Studies with L(E)C50-values that are based on nominal values with no indication of analytical measurements are therefore considered unreliable. Several of these studies investigated iron toxicity to standard invertebrate species (Daphnia, Ceriodaphnia) and reported EC50s were between 5.3 and 73.2 mg/L (Lillius et al (1994), Khangaroth and Ray (1989), Calleja et al (1994), Biesinger and Christyensen (1972), Bosnir et al (2013)).  


 


The indication of measured data, however, does not ensure that the reported values are meaningful as it is not always reported whether samples were filtered prior to analysis, therefore not enabling a distinction between total and dissolved iron levels (e.g. Rathore and Khangarot, 2002,2003 ; Buikema et al, 1977 ; Maltby et al, 1987). Other studies reported measured iron data, but samples were acidified prior to analysis without any indication that a filtration step was included in the sample treatment (Shuhaimi et al (2012)).


 


The one study that clearly identified a measured dissolved fraction (LISEC, 1999), also reported a 48h-EC50 of 0.99 mg/L which is well above the solubility of iron; observed effects could therefore be related to precipitation onto the test organisms.


 


In addition, three acute studies with D. magna, equivalent to OECD 202, were conducted with insoluble iron compounds (iron(II,III) oxides, iron hydroxide oxide) and no effects were observed at the highest test concentrations which ranged between 10-100 g/L test material (nominal values).
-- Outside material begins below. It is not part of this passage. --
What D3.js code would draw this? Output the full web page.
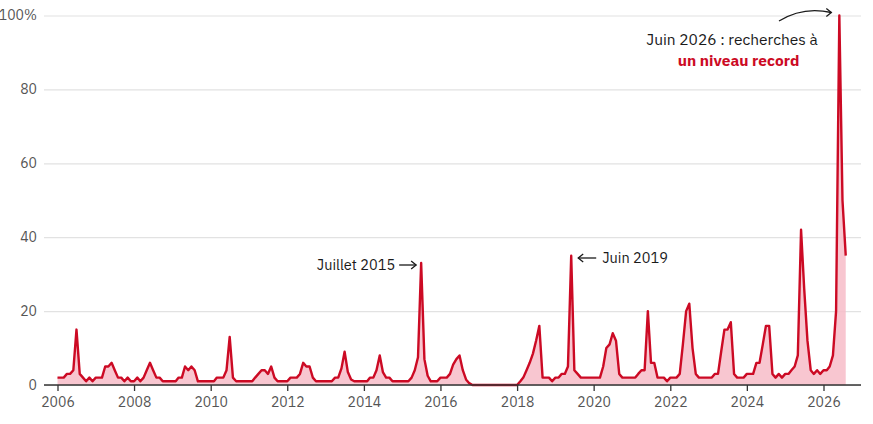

Key value for chemical safety assessment

Additional information

Available data suggest that iron salts are relatively non-toxic and this was sufficient for the EU Classification and Labelling Committee to determine that there was no need for classification of iron salts. It was also concluded that iron massive and sparingly soluble forms of iron are highly insoluble and non-hazardous.


 


All of the identified studies used test solutions with iron concentrations above that of its solubility limit. Due to physical effects of precipitated material, some of these studies are meaningless for the investigation of intrinsic toxicity. Iron ions released to surface waters quickly form insoluble iron hydroxides in mixing zones. These positively charged iron colloids will react with the negatively charged mucus that lines the respiratory system, or could result in fouling of feeding appendages.


 


Iron has complex redox chemistry. In very special conditions transient iron species can be formed that cause toxicity. These conditions, however, are not typical of most ambient conditions and are more representative of specific mixing zones. In ambient conditions, the dissolved natural background concentrations of iron, in most cases, are at equilibrium, therefore addition of iron would lead to the precipitation of iron compounds from solution. Adverse effect caused by these precipitates (e.g., smothering, shading, etc) do not represent the intrinsic toxicity of iron (Jackson, Versfeld & Adams 2010, Peters, Brown & Merrington 2010).